By Erik Wasson - 03/12/11 05:10 PM EST
Agricultural lobbyists are increasingly worried that Democrats will target federal farm subsidies as a way to reduce the deficit.
Lobbyists expressed concern this week after Senate Majority Leader Harry Reid (D-Nev.) signaled Democrats would look at farm subsidies during talks with Republicans over spending cuts for the rest of the fiscal year.
“Not all the money [for cuts] has to come from what they've identified,” Reid said of the House-passed spending bill. “There are many other mandatories that we can look at. Commodity price for farms, farm products have never been ... never been higher than they are today. There's money there,” Reid said.
One lobbyist said Reid ‘”doesn’t know what he is talking about” when it comes to finding money for 2011 cuts in the farm programs.
The lobbyist said direct payments to farmers have already been made for the year, so they could not be scored as spending cuts in a continuing resolution funding the government for the rest of fiscal 2011. The lobbyist also noted that counter cyclical payments to farmers — which guarantee a set price for commodities — are not being made since crop prices are high.
Given those facts, the lobbyist said that Reid’s statements do not raise much of a risk of major cuts in 2011.
The fiscal 2012 budget could be a different story, however.
Cuts to the farm bill programs could be included in a budget resolution reconciliation bill for 2012, and it would be difficult for farm-state senators to filibuster the cuts under Senate rules.
Other lobbyists said they are worried Reid’s statements may mean the Senate will be more likely to agree to the 22 percent cut in discretionary agriculture spending that the House approved in its 2011 spending bill.
Those cuts affect programs such as federal agricultural research, rather than payments to farmers.
“We certainly appreciate the need for reducing the federal deficit, but the numbers show there is just no way to balance the enormous federal budget with cuts to agriculture spending,” said Dana Peterson, chief executive officer of the National Association of Wheat Growers, in an e-mailed statement Friday.
“The multitude of programs that support agriculture constitute only 2 percent of discretionary and 2 percent of mandatory spending — and more than 70 percent of those dollars go to support our nation’s food and nutrition assistance programs,” Peterson said. “The money just simply is not there to make a meaningful impact on the deficit.”
In a March 5 meeting in Tampa, the National Corn Growers Association, American Soybean Association, National Sorghum Producers and National Association of Wheat Growers adopted a unified message on the 2011 and 2012 budget battles.
Their statement notes that the USDA has already renegotiated an agreement with crop insurers saving $6 billion, with $4 billion of the savings going for deficit reduction.
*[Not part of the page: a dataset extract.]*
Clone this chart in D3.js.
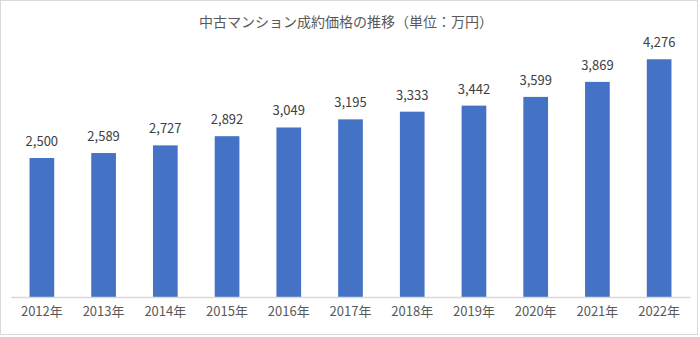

“We believe any further reduction in discretionary spending should recognize and reflect this contribution. We would also note that agriculture-related programs represent less than one-half of one percent of the federal budget,” the groups stated.
“Looking forward, we believe any meaningful approach to deficit and debt reduction in the FY2012 budget must encompass all entitlement programs and all discretionary spending,” they said.
One lobbyist said that not all commodity groups are united in backing some cuts to the farm budget. The source said some cotton and peanut growers are advocating no cuts at all to farm programs under a take-no-prisoners approach.